[quote]DrSkeptix wrote:
[quote]pushharder wrote:
[quote]DrSkeptix wrote:
Push thinks that because a concept was contended, that both sides must have (equal) merit.
[/quote]
Push made no such claim (equal).
He does believe there are valid arguments on both sides.
The authority of the one side was made vacant by sheer force. That is inarguable.[/quote]
It is distinctly odd to see you consider a position inarguable, particularly one–secession and nullification–that was declared vacant by no less a Constitutional authority than Madison.
So I will channel Madison for a moment. Did “sheer force” render the question of secession vacant, or was it never allowed?
I have given ample evidence that Madison, during and after the CC, considered the question “inarguable” and the answer was “never.”
But was there a challenge in his life time that proves his practical opposition?
Yes–I–with Nick–posted his thoughts on the Nullification Crisis in 1832.
And another one: the Whiskey Rebellion.
Recall that he wrote in 1832 that nullification and secession were impermissible but popular rebellion was allowable.

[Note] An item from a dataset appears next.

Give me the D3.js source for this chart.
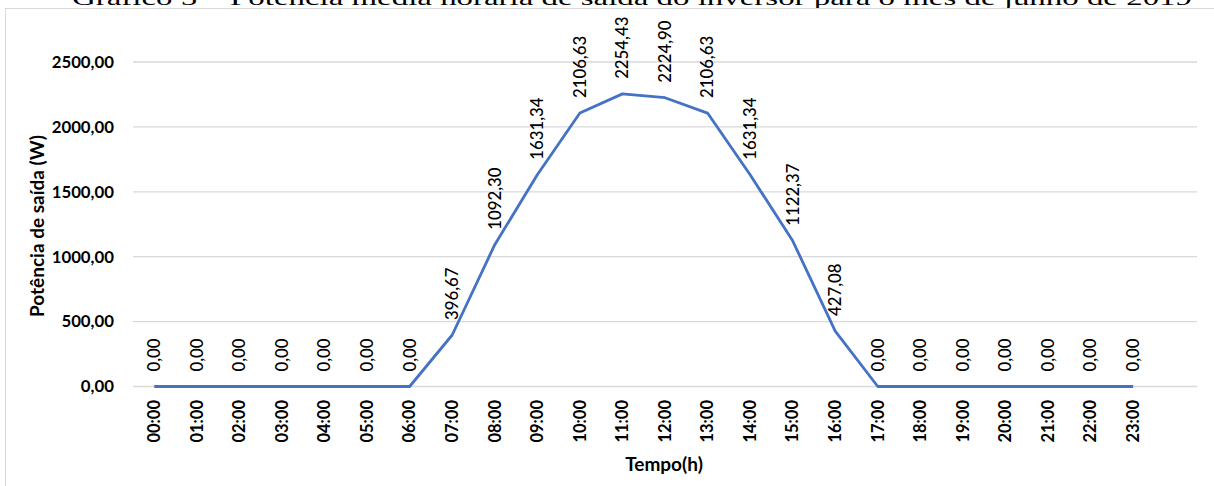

Did he have opinions on the Whiskey Rebellion?
Yes, and they were the usual politicized ambivalences one sees from him so often when he served as a Politician and not as the Statesman. In the House, he disapproved of Hamilton’s whiskey excise task, so he commented favorably on–wait for it–the Second Amendment, since this “allowed” the rebels of western Pennnsylvania to arm themselves against an unpopular or unjust law. But when the dust settled, he commented that Washington’s strong response to the Whiskey Rebellion became “a lesson to every part of the Union against disobedience to the laws.”

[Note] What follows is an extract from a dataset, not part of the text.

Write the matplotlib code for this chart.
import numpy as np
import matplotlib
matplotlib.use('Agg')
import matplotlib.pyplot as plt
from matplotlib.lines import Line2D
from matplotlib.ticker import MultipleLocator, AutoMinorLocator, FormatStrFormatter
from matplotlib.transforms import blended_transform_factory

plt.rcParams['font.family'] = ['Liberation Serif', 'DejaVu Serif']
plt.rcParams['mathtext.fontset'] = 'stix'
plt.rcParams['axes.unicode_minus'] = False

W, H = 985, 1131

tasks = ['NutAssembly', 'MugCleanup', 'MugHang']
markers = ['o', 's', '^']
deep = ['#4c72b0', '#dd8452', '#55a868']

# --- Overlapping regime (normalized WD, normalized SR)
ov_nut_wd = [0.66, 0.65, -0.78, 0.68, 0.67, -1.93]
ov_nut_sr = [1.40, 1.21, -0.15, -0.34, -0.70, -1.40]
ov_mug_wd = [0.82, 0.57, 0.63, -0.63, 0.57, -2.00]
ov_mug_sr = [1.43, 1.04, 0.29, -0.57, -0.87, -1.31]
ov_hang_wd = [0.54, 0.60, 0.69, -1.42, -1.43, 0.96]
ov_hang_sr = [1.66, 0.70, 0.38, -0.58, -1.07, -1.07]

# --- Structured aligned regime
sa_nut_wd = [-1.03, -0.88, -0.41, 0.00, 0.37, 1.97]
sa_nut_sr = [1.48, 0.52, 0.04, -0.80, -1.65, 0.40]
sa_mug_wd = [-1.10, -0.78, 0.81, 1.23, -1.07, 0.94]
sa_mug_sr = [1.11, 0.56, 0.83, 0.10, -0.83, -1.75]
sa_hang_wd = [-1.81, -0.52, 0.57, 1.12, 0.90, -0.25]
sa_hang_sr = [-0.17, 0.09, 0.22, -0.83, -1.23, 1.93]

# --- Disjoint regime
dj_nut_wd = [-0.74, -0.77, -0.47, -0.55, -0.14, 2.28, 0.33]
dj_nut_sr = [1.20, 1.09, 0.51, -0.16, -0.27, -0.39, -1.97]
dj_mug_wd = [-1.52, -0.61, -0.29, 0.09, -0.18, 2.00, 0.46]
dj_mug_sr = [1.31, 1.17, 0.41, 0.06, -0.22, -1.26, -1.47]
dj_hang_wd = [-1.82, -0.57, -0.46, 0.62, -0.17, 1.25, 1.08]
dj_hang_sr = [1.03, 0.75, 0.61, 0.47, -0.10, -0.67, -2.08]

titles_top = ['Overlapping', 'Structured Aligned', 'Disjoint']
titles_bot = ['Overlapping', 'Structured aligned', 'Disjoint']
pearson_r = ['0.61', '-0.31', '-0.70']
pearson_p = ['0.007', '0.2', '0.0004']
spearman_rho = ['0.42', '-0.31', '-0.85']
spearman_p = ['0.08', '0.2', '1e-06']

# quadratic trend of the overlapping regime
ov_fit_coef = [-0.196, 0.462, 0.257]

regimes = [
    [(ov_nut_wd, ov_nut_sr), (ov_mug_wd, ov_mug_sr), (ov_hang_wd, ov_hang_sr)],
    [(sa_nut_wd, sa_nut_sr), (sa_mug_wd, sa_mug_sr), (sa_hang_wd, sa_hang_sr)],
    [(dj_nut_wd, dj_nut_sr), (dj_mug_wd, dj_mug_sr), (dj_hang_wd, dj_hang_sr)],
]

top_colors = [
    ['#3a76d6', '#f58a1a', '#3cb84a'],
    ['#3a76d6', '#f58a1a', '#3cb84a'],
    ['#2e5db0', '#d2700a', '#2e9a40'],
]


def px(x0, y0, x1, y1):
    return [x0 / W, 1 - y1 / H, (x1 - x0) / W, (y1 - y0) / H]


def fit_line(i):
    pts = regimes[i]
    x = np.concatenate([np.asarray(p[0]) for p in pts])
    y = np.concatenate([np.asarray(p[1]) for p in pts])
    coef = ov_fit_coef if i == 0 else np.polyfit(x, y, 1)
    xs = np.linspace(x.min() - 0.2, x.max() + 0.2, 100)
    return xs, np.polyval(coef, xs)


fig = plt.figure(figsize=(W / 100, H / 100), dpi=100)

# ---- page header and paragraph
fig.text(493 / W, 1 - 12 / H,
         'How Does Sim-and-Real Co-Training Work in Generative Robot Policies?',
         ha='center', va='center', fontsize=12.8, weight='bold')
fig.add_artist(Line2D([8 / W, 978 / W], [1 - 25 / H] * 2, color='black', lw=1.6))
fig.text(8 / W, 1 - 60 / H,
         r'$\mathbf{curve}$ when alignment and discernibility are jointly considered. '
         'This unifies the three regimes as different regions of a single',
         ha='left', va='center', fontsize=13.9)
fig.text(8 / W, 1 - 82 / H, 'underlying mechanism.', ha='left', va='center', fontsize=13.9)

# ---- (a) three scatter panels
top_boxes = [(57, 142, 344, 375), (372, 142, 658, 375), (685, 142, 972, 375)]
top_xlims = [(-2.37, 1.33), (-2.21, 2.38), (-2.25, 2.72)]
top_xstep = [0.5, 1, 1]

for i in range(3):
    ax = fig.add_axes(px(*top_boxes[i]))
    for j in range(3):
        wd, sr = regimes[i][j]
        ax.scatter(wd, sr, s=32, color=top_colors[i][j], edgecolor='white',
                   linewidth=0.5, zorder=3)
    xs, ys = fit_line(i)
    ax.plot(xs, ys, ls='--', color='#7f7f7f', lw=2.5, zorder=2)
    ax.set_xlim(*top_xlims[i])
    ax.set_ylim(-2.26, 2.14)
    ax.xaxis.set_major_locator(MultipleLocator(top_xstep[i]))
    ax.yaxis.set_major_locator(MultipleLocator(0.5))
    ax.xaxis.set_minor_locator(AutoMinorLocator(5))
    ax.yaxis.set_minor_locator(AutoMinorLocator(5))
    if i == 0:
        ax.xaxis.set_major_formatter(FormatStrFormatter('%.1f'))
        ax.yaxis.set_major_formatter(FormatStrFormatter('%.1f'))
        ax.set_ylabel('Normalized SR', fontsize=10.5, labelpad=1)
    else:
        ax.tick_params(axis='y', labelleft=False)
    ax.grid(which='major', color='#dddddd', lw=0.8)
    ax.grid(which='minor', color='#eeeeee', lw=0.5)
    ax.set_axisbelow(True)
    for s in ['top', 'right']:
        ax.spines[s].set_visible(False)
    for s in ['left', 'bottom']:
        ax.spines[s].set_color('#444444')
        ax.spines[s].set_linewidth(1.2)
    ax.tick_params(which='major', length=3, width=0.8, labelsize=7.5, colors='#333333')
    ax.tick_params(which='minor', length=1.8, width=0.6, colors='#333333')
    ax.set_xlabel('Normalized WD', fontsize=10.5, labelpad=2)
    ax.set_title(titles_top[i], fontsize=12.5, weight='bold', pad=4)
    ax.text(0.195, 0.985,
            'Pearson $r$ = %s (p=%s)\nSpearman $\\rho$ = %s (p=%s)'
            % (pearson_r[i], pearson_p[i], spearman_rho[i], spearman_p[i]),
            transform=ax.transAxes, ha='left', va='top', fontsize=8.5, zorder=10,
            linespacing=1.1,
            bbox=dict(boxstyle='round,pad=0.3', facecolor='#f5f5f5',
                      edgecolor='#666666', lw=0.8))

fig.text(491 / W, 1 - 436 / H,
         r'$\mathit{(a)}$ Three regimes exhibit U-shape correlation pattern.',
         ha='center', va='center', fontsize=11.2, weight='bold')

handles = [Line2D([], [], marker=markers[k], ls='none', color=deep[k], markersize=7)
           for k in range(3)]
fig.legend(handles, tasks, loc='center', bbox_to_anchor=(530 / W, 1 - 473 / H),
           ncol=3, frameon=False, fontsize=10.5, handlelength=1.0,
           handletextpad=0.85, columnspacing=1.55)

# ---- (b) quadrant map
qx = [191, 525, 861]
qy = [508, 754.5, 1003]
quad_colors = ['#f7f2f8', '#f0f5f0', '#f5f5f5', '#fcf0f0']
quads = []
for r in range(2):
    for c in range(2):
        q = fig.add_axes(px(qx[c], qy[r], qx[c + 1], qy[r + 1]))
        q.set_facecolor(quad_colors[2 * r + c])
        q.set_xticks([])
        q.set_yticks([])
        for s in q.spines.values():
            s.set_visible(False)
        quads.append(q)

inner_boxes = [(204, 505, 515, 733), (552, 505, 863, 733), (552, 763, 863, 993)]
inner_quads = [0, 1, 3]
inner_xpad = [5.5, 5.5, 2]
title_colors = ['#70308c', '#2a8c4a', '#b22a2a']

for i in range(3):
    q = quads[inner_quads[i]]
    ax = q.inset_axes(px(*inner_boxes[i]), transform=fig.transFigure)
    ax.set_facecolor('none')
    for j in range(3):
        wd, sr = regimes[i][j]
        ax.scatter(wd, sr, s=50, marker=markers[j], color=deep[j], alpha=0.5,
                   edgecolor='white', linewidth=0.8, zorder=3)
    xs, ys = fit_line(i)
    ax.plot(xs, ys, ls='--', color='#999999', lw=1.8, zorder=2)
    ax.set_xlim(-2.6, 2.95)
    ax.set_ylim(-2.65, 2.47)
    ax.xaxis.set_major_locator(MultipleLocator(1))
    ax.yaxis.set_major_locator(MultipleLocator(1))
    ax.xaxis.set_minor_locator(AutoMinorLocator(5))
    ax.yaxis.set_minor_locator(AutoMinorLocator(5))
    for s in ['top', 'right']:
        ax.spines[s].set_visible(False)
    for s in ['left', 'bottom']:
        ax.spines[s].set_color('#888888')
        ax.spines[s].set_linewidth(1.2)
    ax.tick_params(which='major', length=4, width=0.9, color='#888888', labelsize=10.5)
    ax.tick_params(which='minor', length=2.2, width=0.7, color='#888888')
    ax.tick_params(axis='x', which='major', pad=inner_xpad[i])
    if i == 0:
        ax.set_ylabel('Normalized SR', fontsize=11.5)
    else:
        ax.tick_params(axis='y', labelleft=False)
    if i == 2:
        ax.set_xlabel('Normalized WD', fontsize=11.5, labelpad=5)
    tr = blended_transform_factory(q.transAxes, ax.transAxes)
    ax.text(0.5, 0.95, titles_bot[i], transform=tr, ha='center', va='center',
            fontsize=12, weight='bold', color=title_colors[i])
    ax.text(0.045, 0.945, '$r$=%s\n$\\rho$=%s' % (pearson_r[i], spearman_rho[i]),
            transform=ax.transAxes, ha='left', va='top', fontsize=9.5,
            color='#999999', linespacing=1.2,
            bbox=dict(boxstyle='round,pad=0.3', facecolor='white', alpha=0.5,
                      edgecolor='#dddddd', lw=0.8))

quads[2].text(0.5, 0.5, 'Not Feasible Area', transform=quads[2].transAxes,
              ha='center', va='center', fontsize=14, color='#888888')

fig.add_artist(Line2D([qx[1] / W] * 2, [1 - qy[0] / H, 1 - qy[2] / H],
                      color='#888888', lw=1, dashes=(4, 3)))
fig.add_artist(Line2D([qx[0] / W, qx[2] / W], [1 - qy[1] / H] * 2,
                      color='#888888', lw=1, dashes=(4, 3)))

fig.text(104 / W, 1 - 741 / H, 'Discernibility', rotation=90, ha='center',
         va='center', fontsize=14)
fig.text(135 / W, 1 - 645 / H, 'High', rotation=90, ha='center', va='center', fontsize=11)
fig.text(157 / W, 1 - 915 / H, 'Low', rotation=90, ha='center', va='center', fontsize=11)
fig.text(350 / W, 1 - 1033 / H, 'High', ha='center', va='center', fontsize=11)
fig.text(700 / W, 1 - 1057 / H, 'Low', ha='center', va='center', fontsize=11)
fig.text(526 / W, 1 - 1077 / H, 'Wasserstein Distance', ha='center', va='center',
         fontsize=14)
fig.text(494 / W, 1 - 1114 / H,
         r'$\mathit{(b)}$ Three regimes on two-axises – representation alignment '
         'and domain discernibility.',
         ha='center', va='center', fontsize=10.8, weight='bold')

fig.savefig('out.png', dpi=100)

(Whether written with approval or irony is left to the reader. Madison was not generally given to irony.)
So, The Channel to Madison says: nullification and secession are not permissible and not a right of the States individually; popular rebellion is mystically permissible (and arms are a right), but the laws are to be enforced against disobedience.
Madison might argue that the merits of an idea are not determined by “sheer force,” but by the logic of law and custom. If sheer force determined rights, there likely would have been a failure of the Colonies against the Crown. But the Revolution and the right of rebellion were ideas which were retained by the people; defended by force, but not [/i]justified[/i] by it. “Sheer force” was not needed to vacate the question of constitutional secession, to Madison; it was a nullity from the get go.
[/quote]
Neither the British Constitution nor the Articles of Confederation provided a right to secession either. Yet Madison participated in the illegal withdrawal from both of those. The right of withdrawing from political ties was far more than a mystical thing to madison, since he did it twice (once through violence). Hence, according to Madison’s own actions, there need be no provisions for withdrawal in the Constitution since not having legal provisions never stopped him for a moment. Madison drew outside the lines to create the constitution in the first place, so it makes little sense to argue that the new lines prevent the same thing happening again. And again quoting the rhetoric of a ardent federalist politician defending the survival of his masterpiece should be taken with a grain of salt anyway, much the same way you’ve dismissed anti-federalist quotes.